Shelly Gable, professor of psychology at University of California, Santa Barbara, in her important article entitled Will You Be There for Me When Things Go Right? (Social Support for Positive Events in The Journal of Personality and Social Psychology 2006, Volume 91, No. 5 904-917 Gable, S. L., Gonzaga, G., & Strachman, A. 2006.) makes the claim that how we celebrate is more predictive of strong relationships than how we fight. She writes about the frequently overlooked positive exchanges that characterize good romantic partnerships. Gable speaks about the body of research that documents couples that fight poorly, criticize, and are jealous. The findings of her study were that those couples showing the most enthusiastic responses reported with their relationship, the least conflict, and the most fun and relaxing activities, and the most all around satisfaction.

When romantic partners have not yet appreciated the impact of sympathetic joy, they fail to make a big deal out of each other’s successes. These couples are more likely to stay in a less successful relationship. Combined with other flaws n the relationship, this lack of interest and generosity could lead to a break up. Putting a stop to destructive behaviors such as jealousy and envy only brings a couple up to the neutral zone. To pull into the plus category of great relationships, highly positive responses that promote understanding, validation, and caring are necessary. The reassuring feeling of support when times are not stressful gives us confidence that when stress inevitably does occur, that we, as a couple, can handle it efficiently.

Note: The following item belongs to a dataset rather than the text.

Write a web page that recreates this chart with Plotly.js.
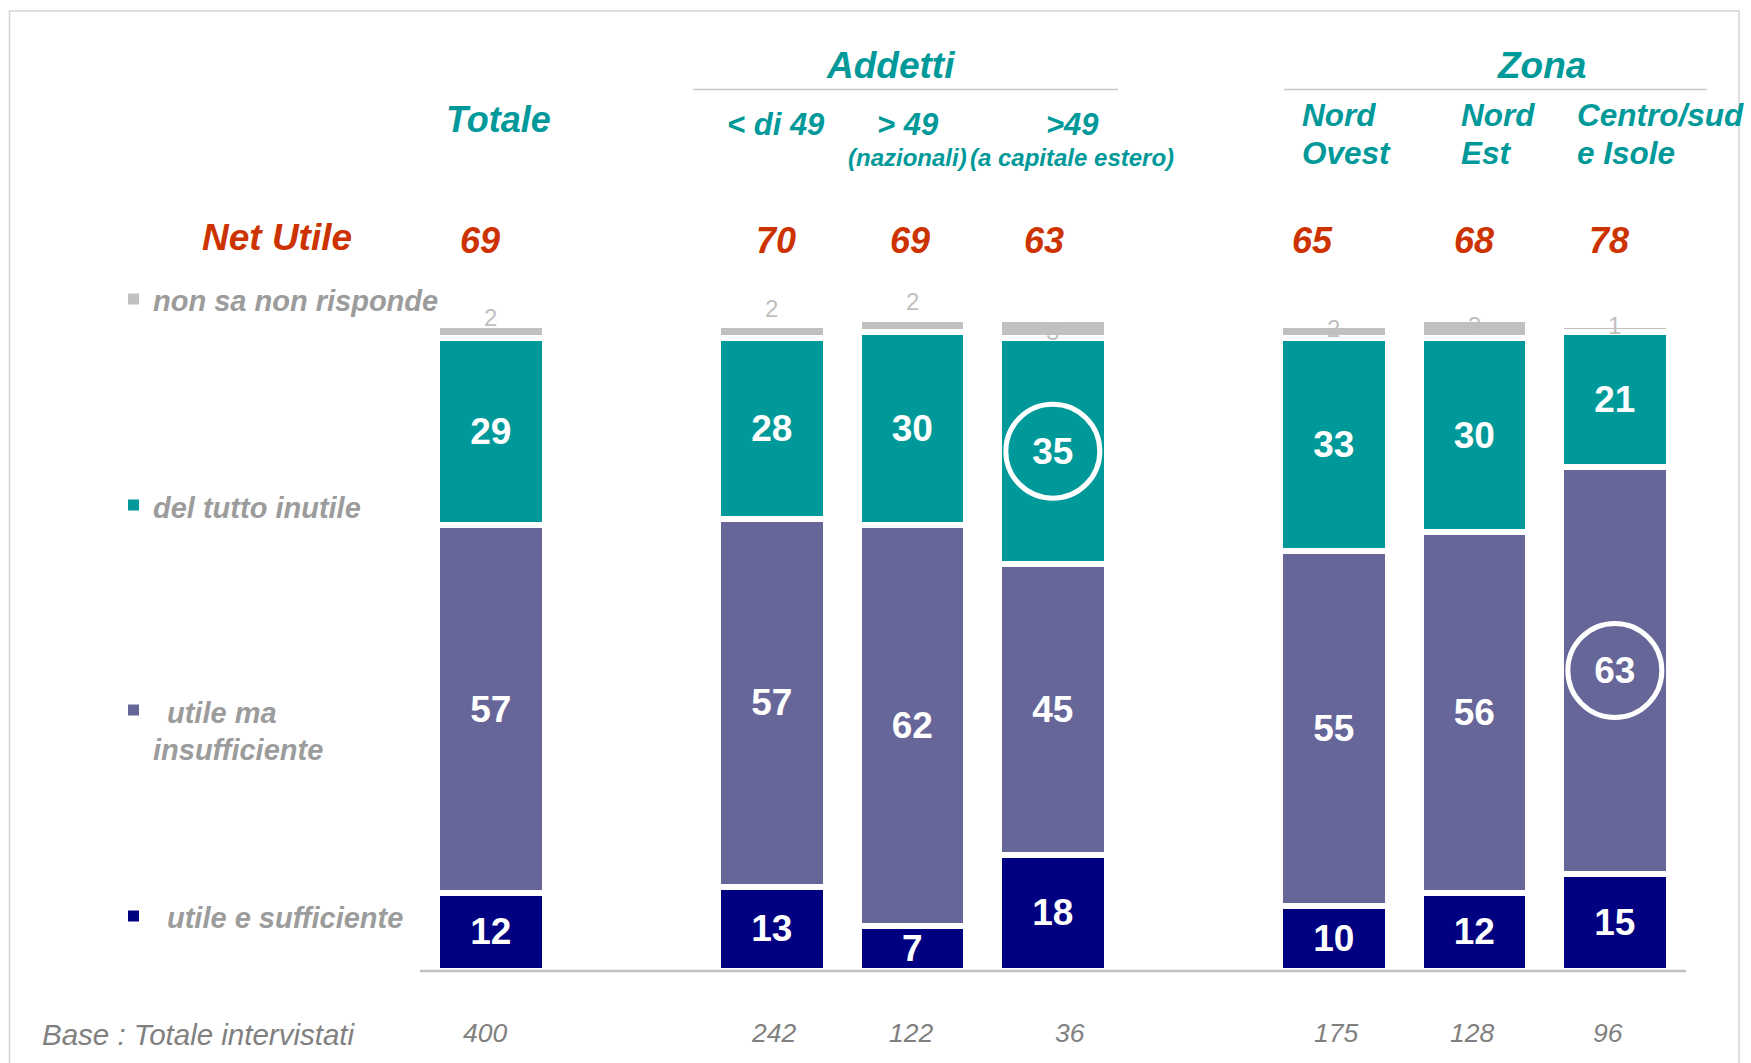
<!DOCTYPE html>
<html><head><meta charset="utf-8">
<script src="https://cdn.plot.ly/plotly-3.0.1.min.js"></script>
<style>html,body{margin:0;padding:0;background:#fff;overflow:hidden}</style>
</head><body><div id="chart" style="width:1751px;height:1063px"></div>
<script>
// ---------- DATA ----------
const categories = ['Totale', '< di 49', '> 49 (nazionali)', '>49 (a capitale estero)', 'Nord Ovest', 'Nord Est', 'Centro/sud e Isole'];
const seriesNames = ['utile e sufficiente', 'utile ma insufficiente', 'del tutto inutile', 'non sa non risponde'];
const utileSufficiente   = [12, 13, 7, 18, 10, 12, 15];
const utileInsufficiente = [57, 57, 62, 45, 55, 56, 63];
const delTuttoInutile    = [29, 28, 30, 35, 33, 30, 21];
const nonSaNonRisponde   = [2, 2, 2, 3, 2, 3, 1];
const netUtile           = [69, 70, 69, 63, 65, 68, 78];
const baseIntervistati   = [400, 242, 122, 36, 175, 128, 96];
const circledDelTutto    = [false, false, false, true, false, false, false];
const circledUtileMa     = [false, false, false, false, false, false, true];

// ---------- LAYOUT CONSTANTS ----------
const W = 1751, H = 1063;
const slot = [0, 2, 3, 4, 6, 7, 8];              // column positions (group gaps)
const X0 = -3.493, X1 = 8.969;                    // x range, plot spans full width
const Y0 = -14.3, Y1 = 150.4;                     // y range, plot spans full height
const pxX = (p) => X0 + p / W * (X1 - X0);
const pxY = (p) => Y1 - p / H * (Y1 - Y0);
const unitPxX = W / (X1 - X0), unitPxY = H / (Y1 - Y0);

const colors = ['#000080', '#666699', '#009999', '#c0c0c0'];
const teal = '#009999', red = '#cc3300', legendGrey = '#9c9c9c', baseGrey = '#808080';
const FONT = 'Arial, "Liberation Sans", sans-serif';

const netShift  = [-11, 4, -2, -9, -21, 0, -6];
const baseShift = [-6, 2, -1, 17, 2, -2, -7];
const nonSaLabelPx = [317, 308, 301.5, 331.5, 328, 325, 325];

// ---------- TRACES ----------
const seriesVals = [utileSufficiente, utileInsufficiente, delTuttoInutile, nonSaNonRisponde];
const traces = seriesVals.map((vals, i) => ({
  type: 'bar',
  x: slot,
  y: vals,
  name: seriesNames[i],
  width: 0.766,
  marker: { color: colors[i], line: { color: '#ffffff', width: 6 } },
  text: i < 3 ? vals.map(String) : vals.map(() => ''),
  textposition: i < 3 ? 'inside' : 'none',
  insidetextanchor: 'middle',
  constraintext: 'none',
  textangle: 0,
  textfont: { color: '#ffffff', size: 37, family: FONT, weight: 'bold' },
  hoverinfo: 'skip',
  showlegend: false
}));

// ---------- ANNOTATIONS ----------
const annotations = [];
function ann(text, xpx, ypx, size, color, opts) {
  annotations.push(Object.assign({
    text: text, xref: 'x', yref: 'y', x: pxX(xpx), y: pxY(ypx),
    showarrow: false, xanchor: 'center', yanchor: 'middle',
    font: { family: FONT, size: size, color: color }
  }, opts || {}));
}
const bi = (t) => '<b><i>' + t + '</i></b>';

// group headers
ann(bi('Addetti'), 890, 65, 37, teal);
ann(bi('Zona'), 1541, 65, 37, teal);
ann(bi('Totale'), 498, 119.5, 36, teal);
ann(bi('&lt; di 49'), 776, 124, 31, teal);
ann(bi('&gt; 49'), 908, 124, 31, teal);
ann(bi('&gt;49'), 1072, 124, 31, teal);
ann(bi('(nazionali)'), 907, 157.5, 24, teal);
ann(bi('(a capitale estero)'), 1072, 157.5, 24, teal);
ann(bi('Nord'), 1300, 115, 31.5, teal, { xanchor: 'left' });
ann(bi('Ovest'), 1300, 153, 31.5, teal, { xanchor: 'left' });
ann(bi('Nord'), 1459, 115, 31.5, teal, { xanchor: 'left' });
ann(bi('Est'), 1459, 153, 31.5, teal, { xanchor: 'left' });
ann(bi('Centro/sud'), 1575, 115, 31.5, teal, { xanchor: 'left' });
ann(bi('e Isole'), 1575, 153, 31.5, teal, { xanchor: 'left' });

// Net utile row
ann(bi('Net Utile'), 277, 237, 37, red);
netUtile.forEach((v, i) => {
  annotations.push({ text: bi(String(v)), xref: 'x', yref: 'y', x: slot[i], y: pxY(240), xshift: netShift[i],
    showarrow: false, xanchor: 'center', yanchor: 'middle', font: { family: FONT, size: 36, color: red } });
});

// non sa labels
nonSaNonRisponde.forEach((v, i) => {
  annotations.push({ text: String(v), xref: 'x', yref: 'y', x: slot[i], y: pxY(nonSaLabelPx[i]),
    showarrow: false, xanchor: 'center', yanchor: 'middle', font: { family: FONT, size: 24, color: '#bfbfbf' } });
});

// legend texts
ann(bi('non sa non risponde'), 151, 301, 29, legendGrey, { xanchor: 'left' });
ann(bi('del tutto inutile'), 151, 508, 29, legendGrey, { xanchor: 'left' });
ann(bi('utile ma'), 165, 712.5, 29, legendGrey, { xanchor: 'left' });
ann(bi('insufficiente'), 151, 750, 29, legendGrey, { xanchor: 'left' });
ann(bi('utile e sufficiente'), 165, 918, 29, legendGrey, { xanchor: 'left' });

// base row
ann('<i>Base : Totale intervistati</i>', 40, 1034, 29.5, baseGrey, { xanchor: 'left' });
baseIntervistati.forEach((v, i) => {
  annotations.push({ text: '<i>' + v + '</i>', xref: 'x', yref: 'y', x: slot[i], y: pxY(1033), xshift: baseShift[i],
    showarrow: false, xanchor: 'center', yanchor: 'middle', font: { family: FONT, size: 26.5, color: baseGrey } });
});

// ---------- SHAPES ----------
const shapes = [];
// frame
shapes.push({ type: 'rect', xref: 'paper', yref: 'paper', x0: 9.5 / W, x1: 1739 / W, y0: -0.05, y1: 1 - 11 / H,
  line: { color: '#d4d4d4', width: 1.5 }, fillcolor: 'rgba(0,0,0,0)', layer: 'below' });
// header separator lines
shapes.push({ type: 'line', xref: 'x', yref: 'y', x0: pxX(693), x1: pxX(1118), y0: pxY(89.5), y1: pxY(89.5), line: { color: '#c8c8c8', width: 1.5 } });
shapes.push({ type: 'line', xref: 'x', yref: 'y', x0: pxX(1284), x1: pxX(1707), y0: pxY(89.5), y1: pxY(89.5), line: { color: '#c8c8c8', width: 1.5 } });
// baseline
shapes.push({ type: 'line', xref: 'x', yref: 'y', x0: pxX(420), x1: pxX(1686), y0: pxY(971), y1: pxY(971), line: { color: '#c0c0c0', width: 2.5 }, layer: 'above' });
// legend squares
[[3, 299], [2, 505], [1, 710], [0, 916]].forEach(([ci, yc]) => {
  shapes.push({ type: 'rect', xref: 'x', yref: 'y', x0: pxX(128), x1: pxX(139), y0: pxY(yc - 5.5), y1: pxY(yc + 5.5),
    fillcolor: colors[ci], line: { width: 0 } });
});
// highlight circles at segment centers
const rx = 47 / unitPxX, ry = 47 / unitPxY;
slot.forEach((s, i) => {
  const flags = [[circledUtileMa[i], utileSufficiente[i] + utileInsufficiente[i] / 2],
                 [circledDelTutto[i], utileSufficiente[i] + utileInsufficiente[i] + delTuttoInutile[i] / 2]];
  flags.forEach(([on, yc]) => {
    if (on) shapes.push({ type: 'circle', xref: 'x', yref: 'y', x0: s - rx, x1: s + rx, y0: yc - ry, y1: yc + ry,
      line: { color: '#ffffff', width: 5 }, fillcolor: 'rgba(0,0,0,0)', layer: 'above' });
  });
});

const layout = {
  width: W, height: H,
  margin: { l: 0, r: 0, t: 0, b: 0, pad: 0 },
  paper_bgcolor: '#ffffff', plot_bgcolor: 'rgba(0,0,0,0)',
  barmode: 'stack',
  showlegend: false,
  xaxis: { range: [X0, X1], visible: false, fixedrange: true },
  yaxis: { range: [Y0, Y1], visible: false, fixedrange: true },
  annotations: annotations,
  shapes: shapes,
  font: { family: FONT }
};

Plotly.newPlot('chart', traces, layout, { staticPlot: true, displayModeBar: false });
</script>
</body></html>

Both the genuineness and frequency of active positive responses are essential to the development of healthy relationships. Each an enthusiastic response is a deposit in Karma Savings and Loan. All those accumulated positive emotional interchanges indeed serve as an account abundant with commitment, satisfaction, intimacy, trust, and appreciation. When the inevitable difficulties come along, there is a big account on which we can draw. When we celebrate each other’s accomplishments, we thrive. We are more likely to be securely bonded to each other, satisfied with our relationship, and to enjoy greater love and happiness.